Uhh, yeah they do. The grass isn't all that greener on the corporate side of the fence it just seems that way.
There is some BS shit.. But FAR less than the Navy.
See the thing is here.. If we (corporate guys) add a requirement for training or some process metric, and it cost time (therefore money) to collect, and the ROI is too low or negative.. It goes away.
As opposed to stuff that is constantly added to the Navy's admin load, that does no apparent good, and NEVER goes away.
For example, in the last week I did about $100k of revenue on a small job with me and one technician. My total paperwork time overhead for the whole job, from start to finish has been maybe 4 hours. That's pre job safety, compiling a load list for our warehouse to load on the trucks, actual data recording not specific to the project (aka customer satisfaction stuff and our hours worked and travel data) and making the customer field ticket (which is a prelim invoice to let them know about what the final bill will be +/- 5%)

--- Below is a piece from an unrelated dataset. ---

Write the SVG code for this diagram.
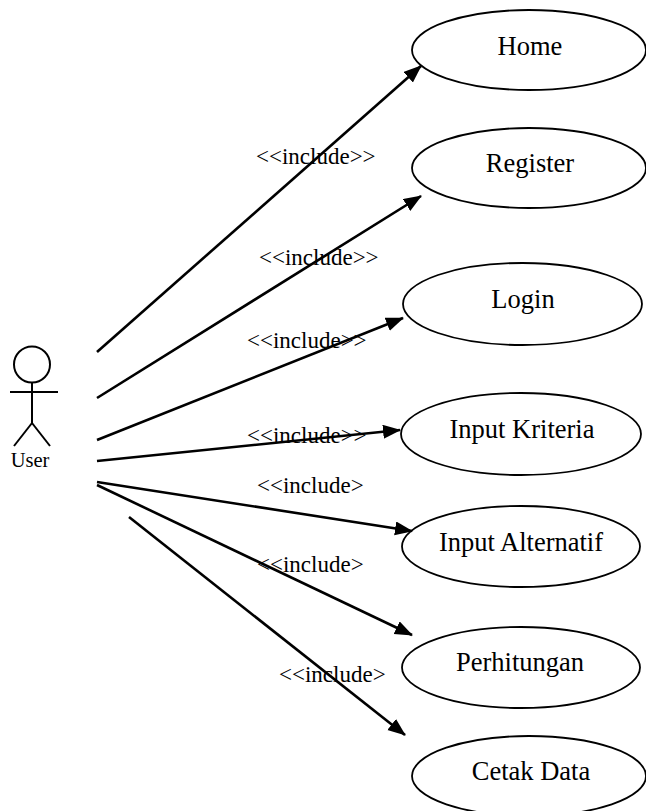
<svg xmlns="http://www.w3.org/2000/svg" width="646" height="811" viewBox="0 0 646 811">
<style>
.uc{fill:#fff;stroke:#000;stroke-width:1.8}
.nt{font-family:"Liberation Serif","Times New Roman",serif;font-size:26.5px;fill:#000;text-anchor:middle}
.lb{font-family:"Liberation Serif","Times New Roman",serif;font-size:23px;fill:#000}
.ln{stroke:#000;stroke-width:2.6;fill:none;marker-end:url(#ah)}
.ac{stroke:#000;stroke-width:2;fill:none}
</style>
<defs>
<marker id="ah" markerUnits="userSpaceOnUse" markerWidth="20" markerHeight="16" refX="17" refY="7" orient="auto">
<path d="M0,0 L18,7 L0,14 z" fill="#000"/>
</marker>
</defs>
<rect width="646" height="811" fill="#fff"/>
<g id="actor-user">
<circle class="ac" cx="32" cy="364.5" r="18"/>
<line class="ac" x1="10" y1="392" x2="58" y2="392"/>
<line class="ac" x1="32" y1="383" x2="32" y2="423"/>
<line class="ac" x1="32" y1="423" x2="14" y2="446"/>
<line class="ac" x1="32" y1="423" x2="50" y2="446"/>
<text x="30" y="467" style="font-family:'Liberation Serif','Times New Roman',serif;font-size:20.5px;text-anchor:middle">User</text>
</g>
<g id="uc-home"><ellipse class="uc" cx="529" cy="50" rx="117" ry="40"/><text class="nt" x="530" y="55">Home</text></g>
<g id="uc-register"><ellipse class="uc" cx="529" cy="168" rx="117" ry="40"/><text class="nt" x="530" y="172">Register</text></g>
<g id="uc-login"><ellipse class="uc" cx="522.5" cy="304" rx="119.5" ry="41"/><text class="nt" x="523" y="308">Login</text></g>
<g id="uc-input-kriteria"><ellipse class="uc" cx="521" cy="434" rx="120" ry="41"/><text class="nt" x="522" y="438">Input Kriteria</text></g>
<g id="uc-input-alternatif"><ellipse class="uc" cx="521" cy="546.5" rx="119" ry="40.5"/><text class="nt" x="521" y="551">Input Alternatif</text></g>
<g id="uc-perhitungan"><ellipse class="uc" cx="521" cy="667.5" rx="119" ry="40.5"/><text class="nt" x="520" y="671">Perhitungan</text></g>
<g id="uc-cetak-data"><ellipse class="uc" cx="529" cy="776" rx="117" ry="40"/><text class="nt" x="531" y="780">Cetak Data</text></g>
<g id="connectors">
<line class="ln" x1="97" y1="352" x2="421" y2="66"/>
<line class="ln" x1="97" y1="398" x2="421" y2="196"/>
<line class="ln" x1="97" y1="440" x2="403" y2="318"/>
<line class="ln" x1="97" y1="461" x2="400" y2="430"/>
<line class="ln" x1="97" y1="482" x2="412" y2="531"/>
<line class="ln" x1="97" y1="485" x2="412" y2="635"/>
<line class="ln" x1="129" y1="517" x2="405" y2="735"/>
<text class="lb" x="256" y="164">&lt;&lt;include&gt;&gt;</text>
<text class="lb" x="259" y="265">&lt;&lt;include&gt;&gt;</text>
<text class="lb" x="247" y="348">&lt;&lt;include&gt;&gt;</text>
<text class="lb" x="247" y="443">&lt;&lt;include&gt;&gt;</text>
<text class="lb" x="257" y="493">&lt;&lt;include&gt;</text>
<text class="lb" x="257" y="572">&lt;&lt;include&gt;</text>
<text class="lb" x="279" y="682">&lt;&lt;include&gt;</text>
</g>
</svg>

If they added paperwork and admin overhead to the point where I had to bill more days/hours for a project, it would cost them money. Therefore, while there is some corporate BS, its orders of magnitude lower than what a similar trip would be in the Navy.
Example. I need to go to a meeting in Aberdeen, Scotland.
Boss tells me I need to go to Aberdeen.
I get dates from him.
I log onto company website, click travel, put my travel dates and needs (car, hotel, airfare) in and BAM. I have flights to choose from, and I select my flights, hotel and rental car.
Less than 5 minutes later I have plane tickets, car reserved, and hotel arranged.
For per diem, I just click a box on my time sheet, and select the country from the drop down box. BAM Per Diem done
When I get home, I just scan my hotel reciept and car rental form when I do my monthly expense report.
Total time involved for a 7 day international travel? Less than 10 minutes from "you are going" to "Travel claim liquidated"
In the Navy, how many people would be involved, even once the trip was approved by "higher"?
I'd have to get TAD orders or NATO Travel orders cut (OK, it's the Military, I can see this)
Then I'd have to deal with admin, who then has to deal with SATO, and so forth.
Then I go on the trip
Then I come back. Fill out a claim form which is then routed, and then is put into DTS by a YN or PS.
Then it waits. Then it gets kicked back for some accounting code or whatever (BHIs travel system won't let you submit unless codes are right, and they have a "search for cost center" which remembers your most common ones)
Then, just maybe then I get my per diem.
Possibly, my govt CC gets paid before I start showing up on someone's hit list, even though I did my travel claim the day I returned.